Errors listed by sentence number: wrong > correct
2: 简和福 来 得 > 简 和 福来得 (Jane and Fred) (wrong spaces)
3: 7 > 七 (Arabic numbers used, also in 14, 27, other numbers in 7, 18, 28, 29)
8: 热水澡 > 热 水澡 (also 19 - “hot bath” isn’t one word, or?)
13: 福 来 得 > 福来得 (also 24, 43, 44) (wrong spaces)
Please proof read ALL Mandarin Chinese mini stories ASAP!
Some other other errors in other stories so far:
1a: 着 zhe/zhao (9 - audio error single character)
1b: 着 zhe/zhao (9 - audio error single character)
2: 还 hai/huan (10 - audio error single character)
便 pian/bian
I wonder if I am the first one taking up Chinese Mandarin? This should have been corrected loooong ago.
Here are the 3 most common 多音字 errors in Mini-Story 1-20 - the error is the Pinyin and the single character audio - the sentence is correct:
着 wrong: zhao // correct: zhe
还 wrong: huan // correct: hai
便 wrong: bian // correct: pian
了 wrong: liao // correct: le
That means, for 多音字 characters you need to have multible sets of Pinyin and audio.
I paused while it’s getting fixed. Now it’s 3 weeks later and still not fixed.
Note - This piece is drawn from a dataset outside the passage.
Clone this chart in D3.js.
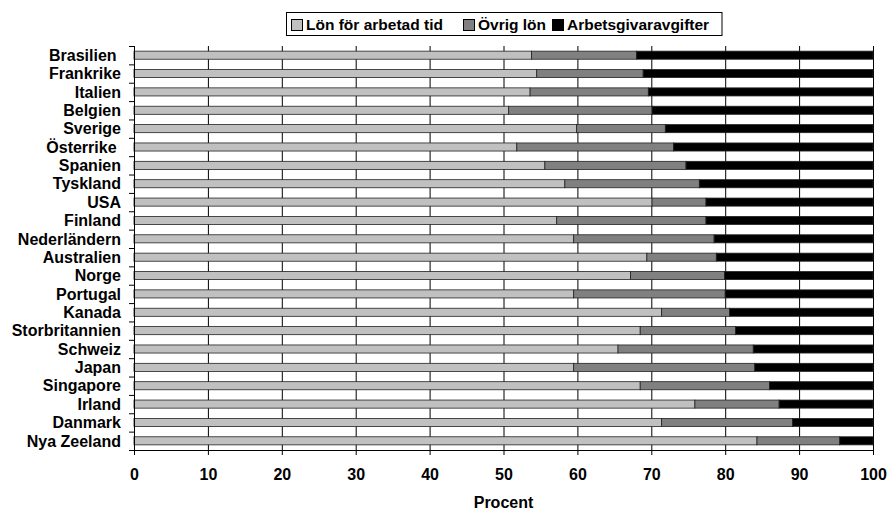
<!DOCTYPE html>
<html><head><meta charset="utf-8">
<script src="https://cdn.jsdelivr.net/npm/d3@7"></script>
<style>body{margin:0;background:#fff}svg{display:block}text{font-family:Arial,"Liberation Sans",sans-serif;font-weight:bold}</style>
</head><body>
<svg id="c" width="889" height="510"></svg>
<script>
const categories = ["Brasilien ","Frankrike","Italien","Belgien","Sverige","Österrike ","Spanien","Tyskland","USA","Finland","Nederländern","Australien","Norge","Portugal","Kanada","Storbritannien","Schweiz","Japan","Singapore","Irland","Danmark","Nya Zeeland"];
const seriesNames = ["Lön för arbetad tid","Övrig lön","Arbetsgivaravgifter"];
// cumulative end of first two segments
const lonArbetadTid = [53.8,54.5,53.6,50.7,59.9,51.8,55.6,58.3,70.1,57.2,59.5,69.4,67.2,59.5,71.4,68.5,65.5,59.5,68.5,75.9,71.4,84.3];
const ovrigLonEnd   = [68.0,68.9,69.6,70.1,71.9,73.0,74.7,76.5,77.4,77.4,78.5,78.8,79.9,80.0,80.6,81.4,83.8,84.0,86.0,87.3,89.1,95.5];
const ovrigLon = ovrigLonEnd.map((e,i)=>+(e-lonArbetadTid[i]).toFixed(1));
const arbetsgivaravgifter = ovrigLonEnd.map(e=>+(100-e).toFixed(1));
const xTicks = [0,10,20,30,40,50,60,70,80,90,100];
const colors = ["#c0c0c0","#808080","#000000"];
const FS = 16;

const svg = d3.select("#c");
const L=134,R=873,T=46,B=450;
const x = d3.scaleLinear().domain([0,100]).range([L,R]);
const y = d3.scaleBand().domain(categories).range([T,B]).paddingInner(0.56).paddingOuter(0.28);

const data = categories.map((c,i)=>({cat:c, v:[lonArbetadTid[i],ovrigLon[i],arbetsgivaravgifter[i]]}));
const stack = d3.stack().keys([0,1,2]).value((d,k)=>d.v[k]);
const stacked = stack(data);

// gridlines
svg.append("g").selectAll("line").data(xTicks.slice(1)).join("line")
  .attr("x1",d=>x(d)+0.5).attr("x2",d=>x(d)+0.5).attr("y1",T).attr("y2",B)
  .attr("stroke","#000").attr("stroke-width",1);

// bars
svg.append("g").selectAll("g").data(stacked).join("g")
  .attr("fill",(d,i)=>colors[i])
  .selectAll("rect").data(d=>d).join("rect")
  .attr("x",d=>x(d[0])).attr("width",d=>x(d[1])-x(d[0]))
  .attr("y",d=>y(d.data.cat)).attr("height",y.bandwidth())
  .attr("stroke","#222").attr("stroke-width",0.8);

// y axis
const gy = svg.append("g");
gy.append("line").attr("x1",L+0.5).attr("x2",L+0.5).attr("y1",T).attr("y2",B).attr("stroke","#000");
gy.selectAll("line.t").data(d3.range(categories.length+1)).join("line").attr("class","t")
  .attr("x1",L-5).attr("x2",L).attr("y1",i=>T+i*(B-T)/categories.length+0.5).attr("y2",i=>T+i*(B-T)/categories.length+0.5)
  .attr("stroke","#000");
gy.selectAll("text").data(categories).join("text")
  .attr("x",121).attr("y",d=>y(d)+y.bandwidth()/2).attr("dy","0.36em")
  .attr("text-anchor","end").attr("font-size",FS).style("white-space","pre").text(d=>d);

// x axis
const gx = svg.append("g").attr("transform",`translate(0,${B})`)
  .call(d3.axisBottom(x).tickValues(xTicks).tickSize(5).tickPadding(14).tickFormat(d3.format("d")));
gx.select(".domain").attr("stroke","#000");
gx.selectAll("text").attr("font-size",FS).attr("fill","#000").style("font-family","Arial,'Liberation Sans',sans-serif").style("font-weight","bold");
svg.append("text").attr("x",(L+R)/2).attr("y",508).attr("text-anchor","middle").attr("font-size",FS).text("Procent");

// legend
const lg = svg.append("g");
lg.append("rect").attr("x",286.5).attr("y",12.5).attr("width",435.5).attr("height",23).attr("fill","#fff").attr("stroke","#000").attr("stroke-width",1);
const legendX = [291.5, 463.5, 552.5];
seriesNames.forEach((n,i)=>{
  lg.append("rect").attr("x",legendX[i]).attr("y",19.5).attr("width",11).attr("height",11).attr("fill",colors[i]).attr("stroke","#000").attr("stroke-width",1);
  lg.append("text").attr("x",legendX[i]+14.5).attr("y",30).attr("font-size",15.5).text(n);
});
</script>
</body></html>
I am a paying user that can’t use the buggy material. (But strangely get those reminder messages asking me to keep learning)
Can you at least pause my subscription and then add those 3 weeks later once it has been sorted out?
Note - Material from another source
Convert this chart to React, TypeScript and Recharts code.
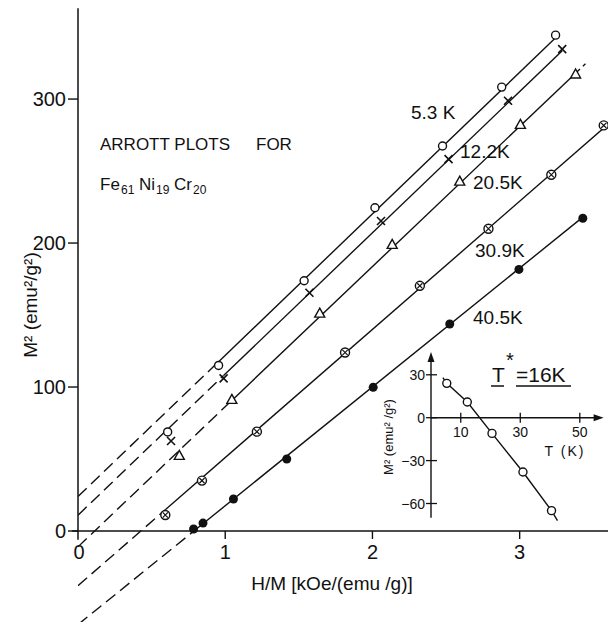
import React from 'react';
import { ComposedChart, Line, Scatter, XAxis, YAxis, ReferenceLine, ReferenceDot, Customized } from 'recharts';

const FONT = '"Liberation Sans", Arial, sans-serif';
const INK = '#111';

// Arrott isotherms, H/M in kOe/(emu/g) and M^2 in emu^2/g^2
const hm53 = [0.609, 0.955, 1.536, 2.017, 2.476, 2.878, 3.244];
const m53 = [68.8, 115, 173.8, 224.5, 267.4, 308.3, 344.4];

const hm122 = [0.632, 0.989, 1.572, 2.058, 2.517, 2.921, 3.289];
const m122 = [62.5, 106, 165.5, 215.3, 258.3, 298.8, 334.7];

const hm205 = [0.688, 1.045, 1.642, 2.134, 2.593, 3.005, 3.38];
const m205 = [52.5, 91.4, 151.3, 199.1, 243, 282.4, 317.4];

const hm309 = [0.593, 0.842, 1.215, 1.814, 2.322, 2.788, 3.215, 3.571];
const m309 = [11.1, 35, 69, 124, 170.3, 209.9, 247.4, 281.7];

const hm405 = [0.785, 0.849, 1.056, 1.418, 2.005, 2.525, 2.995, 3.429];
const m405 = [1.4, 5.5, 22.2, 50, 99.8, 143.75, 181.7, 217.2];

// extrapolated M^2 at H/M = 0 for each temperature (same values as the inset)
const temps = [5.3, 12.2, 20.5, 30.9, 40.5];
const intercepts = [24, 11, -11, -38, -65];
const tempLabels = ['5.3 K', '12.2K', '20.5K', '30.9K', '40.5K'];

// straight drawn lines: dashed from the intercept to (solidX0, solidY0), solid up to (solidX1, solidY1)
const solidX0 = [0.955, 0.989, 1.045, 0.593, 0.785];
const solidY0 = [117.6, 108, 90.7, 14.8, -0.2];
const solidX1 = [3.244, 3.289, 3.38, 3.6, 3.429];
const solidY1 = [342.5, 333.5, 318, 282.4, 218];
// short dashed continuation above the last 20.5 K triangle
const ext205X = [3.38, 3.447];
const ext205Y = [318, 324.5];

// inset line runs a little past the first and last point
const insetLineT = [4.0, 42.5];
const insetLineM = [28, -72];

const yTicks = [0, 100, 200, 300];
const xTicks = [0, 1, 2, 3];
const insetXTicks = [10, 30, 50];
const insetYTicks = [30, 0, -30, -60];

const pts = (xs: number[], ys: number[]) => xs.map((x, i) => ({ x, y: ys[i] }));

const series = [
  { xs: hm53, ys: m53, kind: 'circle' },
  { xs: hm122, ys: m122, kind: 'cross' },
  { xs: hm205, ys: m205, kind: 'triangle' },
  { xs: hm309, ys: m309, kind: 'otimes' },
  { xs: hm405, ys: m405, kind: 'filled' },
];

const Marker = (props: any) => {
  const { cx, cy, kind } = props;
  if (cx == null || cy == null) return null;
  switch (kind) {
    case 'circle':
      return <circle cx={cx} cy={cy} r={4} fill="#fff" stroke={INK} strokeWidth={1.4} />;
    case 'cross':
      return (
        <path
          d={`M${cx - 4},${cy - 4}L${cx + 4},${cy + 4}M${cx + 4},${cy - 4}L${cx - 4},${cy + 4}`}
          stroke={INK}
          strokeWidth={1.6}
        />
      );
    case 'triangle':
      return (
        <path d={`M${cx},${cy - 5}L${cx + 5},${cy + 4}L${cx - 5},${cy + 4}Z`} fill="#fff" stroke={INK} strokeWidth={1.4} />
      );
    case 'otimes':
      return (
        <g>
          <circle cx={cx} cy={cy} r={4.5} fill="#fff" stroke={INK} strokeWidth={1.4} />
          <path d={`M${cx - 2.6},${cy - 2.6}L${cx + 2.6},${cy + 2.6}M${cx + 2.6},${cy - 2.6}L${cx - 2.6},${cy + 2.6}`} stroke={INK} strokeWidth={1.2} />
        </g>
      );
    default:
      return <circle cx={cx} cy={cy} r={4.5} fill={INK} />;
  }
};

// all free text is placed in page pixels on the main (full size) chart
const MainText = () => (
  <g fontFamily={FONT} fill={INK}>
    <text x={100} y={150} fontSize={17}>ARROTT PLOTS</text>
    <text x={256} y={150} fontSize={17}>FOR</text>
    <text x={100} y={190} fontSize={17}>Fe</text>
    <text x={121} y={194} fontSize={12}>61</text>
    <text x={139} y={190} fontSize={17}>Ni</text>
    <text x={156} y={194} fontSize={12}>19</text>
    <text x={174} y={190} fontSize={17}>Cr</text>
    <text x={193} y={194} fontSize={12}>20</text>
    <text x={411} y={119} fontSize={19}>{tempLabels[0]}</text>
    <text x={460} y={158} fontSize={19}>{tempLabels[1]}</text>
    <text x={473} y={189} fontSize={19}>{tempLabels[2]}</text>
    <text x={475} y={257} fontSize={19}>{tempLabels[3]}</text>
    <text x={473} y={324} fontSize={19}>{tempLabels[4]}</text>
    <text x={332} y={590} fontSize={19} textAnchor="middle">H/M [kOe/(emu /g)]</text>
    <text x={0} y={0} fontSize={19} textAnchor="middle" transform="translate(37,305) rotate(-90)">
      M² (emu²/g²)
    </text>
    {/* inset annotations */}
    <text x={565} y={456} fontSize={14} textAnchor="middle" letterSpacing={2}>T (K)</text>
    <text x={0} y={0} fontSize={13} textAnchor="middle" transform="translate(393,437) rotate(-90)">
      M² (emu² /g²)
    </text>
    <text x={492} y={382} fontSize={21}>T</text>
    <text x={506} y={367} fontSize={20}>*</text>
    <text x={516} y={382} fontSize={21}>=16K</text>
    <line x1={491} y1={386} x2={504} y2={386} stroke={INK} strokeWidth={1.5} />
    <line x1={516} y1={386} x2={571} y2={386} stroke={INK} strokeWidth={1.5} />
  </g>
);

export default function App() {
  return (
    <div style={{ position: 'absolute', left: 0, top: 0, width: 608, height: 622, background: '#fff' }}>
      <ComposedChart width={608} height={622} margin={{ top: 0, right: 0, bottom: 0, left: 0 }}>
        <XAxis type="number" dataKey="x" domain={[0, 3.6]} hide allowDataOverflow />
        <YAxis
          type="number"
          dataKey="y"
          domain={[-63.2, 368.8]}
          ticks={yTicks}
          interval={0}
          width={78}
          axisLine={false}
          tickSize={10}
          tickLine={{ stroke: INK, strokeWidth: 1.4 }}
          tick={{ fill: INK, fontSize: 20, fontFamily: FONT }}
          allowDataOverflow
        />
        <ReferenceLine segment={[{ x: -0.04, y: 0 }, { x: 3.6, y: 0 }]} stroke={INK} strokeWidth={1.5} ifOverflow="visible" />
        <ReferenceLine segment={[{ x: 0, y: -6 }, { x: 0, y: 363 }]} stroke={INK} strokeWidth={1.5} ifOverflow="visible" />
        {xTicks.map((t) => (
          <ReferenceDot
            key={'xt' + t}
            x={t}
            y={0}
            r={0}
            ifOverflow="visible"
            shape={(p: any) => (
              <g>
                {t !== 0 && <line x1={p.cx} y1={p.cy} x2={p.cx} y2={p.cy + 8} stroke={INK} strokeWidth={1.4} />}
                <text x={p.cx + (t === 0 ? 1 : 0)} y={p.cy + 28} textAnchor="middle" fontSize={20} fontFamily={FONT} fill={INK}>
                  {t}
                </text>
              </g>
            )}
          />
        ))}
        {intercepts.map((b, i) => (
          <Line
            key={'d' + i}
            data={[{ x: 0, y: b }, { x: solidX0[i], y: solidY0[i] }]}
            dataKey="y"
            stroke={INK}
            strokeWidth={1.4}
            strokeDasharray="12 6"
            dot={false}
            isAnimationActive={false}
          />
        ))}
        {intercepts.map((_, i) => (
          <Line
            key={'s' + i}
            data={[{ x: solidX0[i], y: solidY0[i] }, { x: solidX1[i], y: solidY1[i] }]}
            dataKey="y"
            stroke={INK}
            strokeWidth={1.4}
            dot={false}
            isAnimationActive={false}
          />
        ))}
        <Line
          data={pts(ext205X, ext205Y)}
          dataKey="y"
          stroke={INK}
          strokeWidth={1.4}
          strokeDasharray="6 4"
          dot={false}
          isAnimationActive={false}
        />
        {series.map((s, i) => (
          <Scatter
            key={'p' + i}
            data={pts(s.xs, s.ys)}
            isAnimationActive={false}
            shape={(p: any) => <Marker cx={p.cx} cy={p.cy} kind={s.kind} />}
          />
        ))}
        <Customized component={MainText} />
      </ComposedChart>

      <div style={{ position: 'absolute', left: 372, top: 336 }}>
        <ComposedChart width={236} height={200} margin={{ top: 15.9, right: 4.4, bottom: 13.9, left: 59 }}>
          <XAxis type="number" dataKey="x" domain={[0, 58]} hide allowDataOverflow />
          <YAxis type="number" dataKey="y" domain={[-73, 46]} hide allowDataOverflow />
          <ReferenceLine segment={[{ x: 0, y: 0 }, { x: 56, y: 0 }]} stroke={INK} strokeWidth={1.4} ifOverflow="visible" />
          <ReferenceLine segment={[{ x: 0, y: -70 }, { x: 0, y: 43 }]} stroke={INK} strokeWidth={1.4} ifOverflow="visible" />
          <ReferenceDot
            x={58}
            y={0}
            r={0}
            ifOverflow="visible"
            shape={(p: any) => <path d={`M${p.cx},${p.cy}L${p.cx - 10},${p.cy - 3.5}L${p.cx - 10},${p.cy + 3.5}Z`} fill={INK} />}
          />
          <ReferenceDot
            x={0}
            y={46}
            r={0}
            ifOverflow="visible"
            shape={(p: any) => <path d={`M${p.cx},${p.cy}L${p.cx - 3.5},${p.cy + 10}L${p.cx + 3.5},${p.cy + 10}Z`} fill={INK} />}
          />
          {insetXTicks.map((t) => (
            <ReferenceDot
              key={'ixt' + t}
              x={t}
              y={0}
              r={0}
              ifOverflow="visible"
              shape={(p: any) => (
                <g>
                  <line x1={p.cx} y1={p.cy - 5} x2={p.cx} y2={p.cy + 5} stroke={INK} strokeWidth={1.3} />
                  <text x={p.cx} y={p.cy + 19} textAnchor="middle" fontSize={14} fontFamily={FONT} fill={INK}>
                    {t}
                  </text>
                </g>
              )}
            />
          ))}
          {insetYTicks.map((t) => (
            <ReferenceDot
              key={'iyt' + t}
              x={0}
              y={t}
              r={0}
              ifOverflow="visible"
              shape={(p: any) => (
                <g>
                  <line x1={p.cx - 5} y1={p.cy} x2={p.cx + 6} y2={p.cy} stroke={INK} strokeWidth={1.3} />
                  <text x={p.cx - 6} y={p.cy + 5} textAnchor="end" fontSize={14} fontFamily={FONT} fill={INK}>
                    {t < 0 ? '−' + Math.abs(t) : t}
                  </text>
                </g>
              )}
            />
          ))}
          <Line
            data={[
              { x: insetLineT[0], y: insetLineM[0] },
              ...pts(temps, intercepts),
              { x: insetLineT[1], y: insetLineM[1] },
            ]}
            dataKey="y"
            stroke={INK}
            strokeWidth={1.4}
            dot={false}
            isAnimationActive={false}
          />
          <Scatter
            data={pts(temps, intercepts)}
            isAnimationActive={false}
            shape={(p: any) => <circle cx={p.cx} cy={p.cy} r={4} fill="#fff" stroke={INK} strokeWidth={1.4} />}
          />
        </ComposedChart>
      </div>
    </div>
  );
}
So far I looked only at the Mini Stories, I thought that’s the LingQ own system and therefore must be perfect. OK, that’s my error.
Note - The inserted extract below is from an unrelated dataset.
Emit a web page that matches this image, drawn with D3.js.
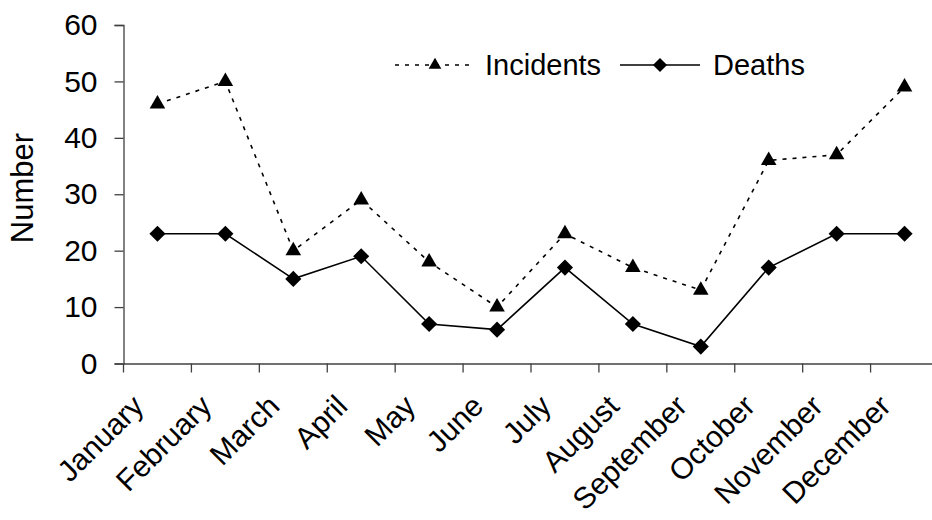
<!DOCTYPE html>
<html><head><meta charset="utf-8">
<script src="https://cdn.jsdelivr.net/npm/d3@7"></script>
<style>body{margin:0;background:#fff}svg{display:block;font-family:"Liberation Sans",Arial,sans-serif}</style>
</head><body><svg id="c" width="932" height="520"></svg>
<script>
const months = ["January","February","March","April","May","June","July","August","September","October","November","December"];
const incidents = [46,50,20,29,18,10,23,17,13,36,37,49];
const deaths = [23,23,15,19,7,6,17,7,3,17,23,23];
const yTicks = [0,10,20,30,40,50,60];

const svg = d3.select("#c");
const x = d3.scaleBand().domain(months).range([123.5, 938.5]);
const y = d3.scaleLinear().domain([0,60]).range([363.5, 25]);

// y axis
const ya = svg.append("g").attr("transform","translate(123.5,0)")
  .call(d3.axisLeft(y).tickValues(yTicks).tickSize(9).tickPadding(17));
ya.select(".domain").attr("stroke","#404040").attr("stroke-width",1.3);
ya.selectAll(".tick line").attr("stroke","#404040").attr("stroke-width",1.3);
ya.selectAll("text").attr("font-size",30).attr("fill","#000").attr("font-family","Liberation Sans, Arial, sans-serif");

// x axis
const xa = svg.append("g").attr("transform","translate(0,363.5)")
  .call(d3.axisBottom(x).tickSize(0).tickFormat(""));
xa.select(".domain").attr("stroke","#404040").attr("stroke-width",1.3);
xa.selectAll(".tick").remove();
const tickPos = months.map(m => x(m)).concat([x.range()[1]]);
xa.selectAll(".xt").data(tickPos).enter().append("line")
  .attr("x1",d=>d).attr("x2",d=>d).attr("y1",0).attr("y2",9)
  .attr("stroke","#404040").attr("stroke-width",1.3);
svg.append("g").selectAll("text").data(months).enter().append("text")
  .attr("transform", d => `translate(${x(d)+x.bandwidth()/2 - 12},${408}) rotate(-45)`)
  .attr("text-anchor","end")
  .attr("font-size",30).attr("fill","#000").text(d=>d);

// y title
svg.append("text").attr("transform","translate(33,188) rotate(-90)")
  .attr("text-anchor","middle").attr("font-size",31).text("Number");

const cx = d => x(d) + x.bandwidth()/2;
const line = d3.line().x((d,i)=>cx(months[i])).y(d=>y(d));

svg.append("path").datum(incidents).attr("d",line).attr("fill","none")
  .attr("stroke","#000").attr("stroke-width",1.6).attr("stroke-dasharray","4,6");
svg.append("path").datum(deaths).attr("d",line).attr("fill","none")
  .attr("stroke","#000").attr("stroke-width",1.6);

const tri = d3.symbol().type(d3.symbolTriangle).size(105);
const dia = d3.symbol().type(d3.symbolSquare).size(130);
const triS = d3.symbol().type(d3.symbolTriangle).size(70);
const diaS = d3.symbol().type(d3.symbolSquare).size(100);
svg.append("g").selectAll("path").data(incidents).enter().append("path")
  .attr("d",tri).attr("transform",(d,i)=>`translate(${cx(months[i])},${y(d)})`).attr("fill","#000");
svg.append("g").selectAll("path").data(deaths).enter().append("path")
  .attr("d",dia).attr("transform",(d,i)=>`translate(${cx(months[i])},${y(d)}) rotate(45)`).attr("fill","#000");

// legend
const lg = svg.append("g");
lg.append("line").attr("x1",395).attr("x2",470).attr("y1",65).attr("y2",65)
  .attr("stroke","#000").attr("stroke-width",1.6).attr("stroke-dasharray","4,6");
lg.append("path").attr("d",triS).attr("transform","translate(435,65)");
lg.append("text").attr("x",485).attr("y",75).attr("font-size",29).text("Incidents");
lg.append("line").attr("x1",620).attr("x2",700).attr("y1",65).attr("y2",65)
  .attr("stroke","#000").attr("stroke-width",1.6);
lg.append("path").attr("d",diaS).attr("transform","translate(660,65) rotate(45)");
lg.append("text").attr("x",713).attr("y",75).attr("font-size",29).text("Deaths");
</script></body></html>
I suggest you remove the Mini Stories from Mandarin and put them back when they are fixed.
In the meantime I am looking forward to some other material suggestions for learning Mandarin. Or a refund if LingQ can’t provide it yet.
I have to admit, my experience is very disappointing. I understand that bugs can happen, but believe the Mini Stories are out for maybe a few weeks or month, so there must be more reports from users. Or maybe I am the only one doing Mandarin here with the Mini Stories.
I can actively help, but seems nobody cares. Nothing gets fixed.
Correct them, yes, please. This does detract from the quality and value of the LingQ product.
However, it is far from fatal and nobody will be permanently scarred by it.
When you hear something in the audio different from what you see, just use Pleco and look into it. When you see errors in the way words are broken up, remind yourself that Chinese is not a language that includes spaces in between words, so those spaces are artificial anyway.
For your own sanity and learning, just do the ministories a few times as a beginner and move on to more interesting content. Any words that are important you will see again thousands and thousands of times elsewhere.
You are right, however, this gives a really bad impression about LingQ. They put something out that somehow functions, and then never fine tuned it or corrected errors.
I mean, come on, if an error is reported it should be fixed right away. The Mini stories are out how many years?
Today I though, ok, check again how I am suppose to use LingQ, so I had a look at “LingQ 101 - Getting Started”
I though, that MUST be really easy and useful - well, it’s in Mandarin.
So I thought there is probably a “LingQ 101 - Getting Started” on their Youtube channel - nope.
It has been discussed quite a few times on here: the pinyin and text-to-speech “single character pronunciation” are automated and cannot, at present, be fixed without overhauling how LingQ handles these functions.
It’s not an issue with the lessons, it’s an issue with the software, and not one that has an easy fix. Wrong spaces on public lessons (especially “core” ones, like the Mini Stories) can and should be fixed ASAP.
For anyone curious, LingQ uses AWS Polly as their upstream TTS provider (at least for Mandarin). Polly only provides a single voice for Mandarin, “Zhiyu”. Fixing this issue would require swapping out the TTS engine for a different one.
Unfortunately, there doesn’t really appear to be any good alternatives for Chinese. Almost all the TTS that support Chinese are either extremely robotic or have strange artifacts like this (many of them make the same mistake for 还 or worse).
The pinyin for individual characters with multiple pronunciations is often wrong. It’s nothing unique to the mini-stories. I always combine reading and listening so I know the common ones.
LingQ only allows for one pronunciation per character/word, which is a conversation you’ll find in a separate thread. So the pinyin you’re seeing is likely not wrong, but correct in a different context.
This is why people have resorted to putting pinyin in the definitions, which of course spoils some of the SRS.